Write out the listing below in full and exactly, leaving out every picture.

-- begin GIVEN MATERIAL --

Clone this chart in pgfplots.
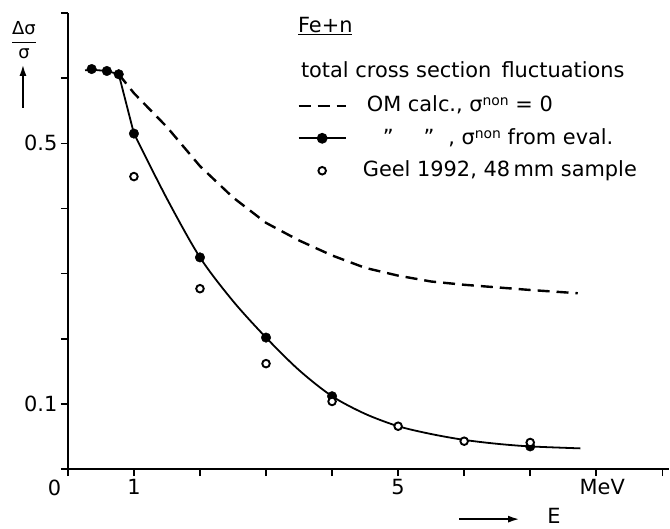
\documentclass[border=0pt]{standalone}
\usepackage{pgfplots}
\pgfplotsset{compat=1.18}
\usepackage{fontspec}
\setmainfont{DejaVu Sans}
\usetikzlibrary{arrows.meta}
\newcommand{\non}{\raisebox{6bp}{\fontsize{14}{14}\selectfont non}}
\pgfplotsset{
  lineleg/.style={legend image code/.code={\draw[##1] (0bp,6bp) -- (47bp,6bp);}},
  dotleg/.style={legend image code/.code={\draw[##1,mark=none] (0bp,6bp) -- (47bp,6bp); \fill (23.5bp,6bp) circle (4.5bp);}},
  circleg/.style={legend image code/.code={\draw[##1] plot coordinates {(23.5bp,6bp)};}},
}
\begin{document}
\begin{tikzpicture}[font=\fontsize{21}{25}\selectfont]
\path (-68bp,-59bp) rectangle (602bp,470bp);
\begin{axis}[
  at={(0,0)}, anchor=south west,
  scale only axis, width=602bp, height=457bp,
  xmin=0, xmax=9.1, ymin=0, ymax=0.7,
  axis x line=bottom, axis y line=left,
  axis line style={-, line width=2.2bp},
  tick align=outside, major tick length=7bp,
  every tick/.style={black, line width=1.6bp},
  xtick={0,1,2,3,4,5,6,7,8,9},
  xticklabels={{\llap{0}\phantom{0}},1,,,,5,,,{\hspace{12bp}MeV},},
  ytick={0,0.1,0.2,0.3,0.4,0.5,0.6,0.7},
  yticklabels={,0.1,,,,0.5,,},
  /pgf/number format/assume math mode=true,
  clip=false,
  legend style={at={(axis cs:3.477,0.5713)}, anchor=north west, draw=none, fill=none,
    inner sep=0pt, outer sep=0pt, row sep=12.5bp,
    nodes={inner sep=0pt, text height=15bp, text depth=5bp, anchor=base west}},
  legend cell align=left,
]
\addplot[black, line width=2.4bp, dash pattern=on 12bp off 7bp, forget plot] coordinates {
(0.77,0.606) (1.0,0.577) (1.5,0.525) (2.0,0.465) (2.5,0.417) (3.0,0.378) (3.5,0.351)
(4.0,0.328) (4.5,0.309) (5.0,0.297) (5.5,0.288) (6.0,0.283) (6.5,0.279) (7.0,0.275) (7.72,0.270)};
\addplot[black, line width=1.8bp, forget plot] coordinates {
(0.26,0.612) (0.36,0.613) (0.59,0.611) (0.77,0.606) (1.0,0.515)};
\addplot[black, line width=1.8bp, smooth, forget plot] coordinates {
(1.0,0.515) (1.5,0.415) (2.0,0.325) (2.5,0.258) (3.0,0.202) (3.5,0.152) (4.0,0.112)
(4.5,0.085) (5.0,0.066) (5.5,0.054) (6.0,0.045) (6.5,0.039) (7.0,0.035) (7.76,0.032)};
\addplot[only marks, mark=*, mark size=4.8bp, black, forget plot] coordinates {
(0.36,0.614) (0.59,0.611) (0.77,0.606) (1.0,0.515) (2,0.325) (3,0.202) (4,0.112) (7,0.035)};
\addplot[only marks, mark=*, mark size=3.8bp, draw=black, fill=white, line width=1.9bp, forget plot] coordinates {
(1,0.449) (2,0.277) (3,0.162) (4,0.104) (5,0.066) (6,0.043) (7,0.041)};
\addlegendimage{lineleg, black, line width=2.4bp, dash pattern=on 12bp off 7bp}
\addlegendentry{\hspace{20bp}OM calc., σ\non\ = 0}
\addlegendimage{dotleg, black, line width=1.8bp}
\addlegendentry{\hspace{36bp}”\hspace{30bp}”\hspace{14bp}, σ\non\ from eval.}
\addlegendimage{circleg, only marks, mark=*, mark size=3.8bp, draw=black, fill=white, line width=1.9bp}
\addlegendentry{\hspace{16bp}Geel 1992, 48\,mm sample}
\end{axis}
\node[anchor=base west] at (227bp,437bp) {\underline{Fe+n}};
\node[anchor=base west] at (230bp,392bp) {total cross section\, fluctuations};
\node[font=\fontsize{18}{20}\selectfont] at (-44bp,430bp) {$\displaystyle\frac{\hbox{Δσ}}{\hbox{σ}}$};
\draw[-{Latex[length=11bp,width=7bp]}, line width=1.6bp] (-45bp,362bp) -- (-45bp,405bp);
\draw[-{Latex[length=11bp,width=7bp]}, line width=1.6bp] (392bp,-50bp) -- (452bp,-50bp);
\node[inner sep=1bp] at (487bp,-47bp) {E};
\end{tikzpicture}
\end{document}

-- end GIVEN MATERIAL --

:: WRITTEN RESPONSE ::
Clone this chart in pgfplots.
\documentclass[border=0pt]{standalone}
\usepackage{pgfplots}
\pgfplotsset{compat=1.18}
\usepackage{fontspec}
\setmainfont{DejaVu Sans}
\usetikzlibrary{arrows.meta}
\newcommand{\non}{\raisebox{6bp}{\fontsize{14}{14}\selectfont non}}
\pgfplotsset{
  lineleg/.style={legend image code/.code={\draw[##1] (0bp,6bp) -- (47bp,6bp);}},
  dotleg/.style={legend image code/.code={\draw[##1,mark=none] (0bp,6bp) -- (47bp,6bp); \fill (23.5bp,6bp) circle (4.5bp);}},
  circleg/.style={legend image code/.code={\draw[##1] plot coordinates {(23.5bp,6bp)};}},
}
\begin{document}
\begin{tikzpicture}[font=\fontsize{21}{25}\selectfont]
\path (-68bp,-59bp) rectangle (602bp,470bp);
\begin{axis}[
  at={(0,0)}, anchor=south west,
  scale only axis, width=602bp, height=457bp,
  xmin=0, xmax=9.1, ymin=0, ymax=0.7,
  axis x line=bottom, axis y line=left,
  axis line style={-, line width=2.2bp},
  tick align=outside, major tick length=7bp,
  every tick/.style={black, line width=1.6bp},
  xtick={0,1,2,3,4,5,6,7,8,9},
  xticklabels={{\llap{0}\phantom{0}},1,,,,5,,,{\hspace{12bp}MeV},},
  ytick={0,0.1,0.2,0.3,0.4,0.5,0.6,0.7},
  yticklabels={,0.1,,,,0.5,,},
  /pgf/number format/assume math mode=true,
  clip=false,
  legend style={at={(axis cs:3.477,0.5713)}, anchor=north west, draw=none, fill=none,
    inner sep=0pt, outer sep=0pt, row sep=12.5bp,
    nodes={inner sep=0pt, text height=15bp, text depth=5bp, anchor=base west}},
  legend cell align=left,
]
\addplot[black, line width=2.4bp, dash pattern=on 12bp off 7bp, forget plot] coordinates {
(0.77,0.606) (1.0,0.577) (1.5,0.525) (2.0,0.465) (2.5,0.417) (3.0,0.378) (3.5,0.351)
(4.0,0.328) (4.5,0.309) (5.0,0.297) (5.5,0.288) (6.0,0.283) (6.5,0.279) (7.0,0.275) (7.72,0.270)};
\addplot[black, line width=1.8bp, forget plot] coordinates {
(0.26,0.612) (0.36,0.613) (0.59,0.611) (0.77,0.606) (1.0,0.515)};
\addplot[black, line width=1.8bp, smooth, forget plot] coordinates {
(1.0,0.515) (1.5,0.415) (2.0,0.325) (2.5,0.258) (3.0,0.202) (3.5,0.152) (4.0,0.112)
(4.5,0.085) (5.0,0.066) (5.5,0.054) (6.0,0.045) (6.5,0.039) (7.0,0.035) (7.76,0.032)};
\addplot[only marks, mark=*, mark size=4.8bp, black, forget plot] coordinates {
(0.36,0.614) (0.59,0.611) (0.77,0.606) (1.0,0.515) (2,0.325) (3,0.202) (4,0.112) (7,0.035)};
\addplot[only marks, mark=*, mark size=3.8bp, draw=black, fill=white, line width=1.9bp, forget plot] coordinates {
(1,0.449) (2,0.277) (3,0.162) (4,0.104) (5,0.066) (6,0.043) (7,0.041)};
\addlegendimage{lineleg, black, line width=2.4bp, dash pattern=on 12bp off 7bp}
\addlegendentry{\hspace{20bp}OM calc., σ\non\ = 0}
\addlegendimage{dotleg, black, line width=1.8bp}
\addlegendentry{\hspace{36bp}”\hspace{30bp}”\hspace{14bp}, σ\non\ from eval.}
\addlegendimage{circleg, only marks, mark=*, mark size=3.8bp, draw=black, fill=white, line width=1.9bp}
\addlegendentry{\hspace{16bp}Geel 1992, 48\,mm sample}
\end{axis}
\node[anchor=base west] at (227bp,437bp) {\underline{Fe+n}};
\node[anchor=base west] at (230bp,392bp) {total cross section\, fluctuations};
\node[font=\fontsize{18}{20}\selectfont] at (-44bp,430bp) {$\displaystyle\frac{\hbox{Δσ}}{\hbox{σ}}$};
\draw[-{Latex[length=11bp,width=7bp]}, line width=1.6bp] (-45bp,362bp) -- (-45bp,405bp);
\draw[-{Latex[length=11bp,width=7bp]}, line width=1.6bp] (392bp,-50bp) -- (452bp,-50bp);
\node[inner sep=1bp] at (487bp,-47bp) {E};
\end{tikzpicture}
\end{document}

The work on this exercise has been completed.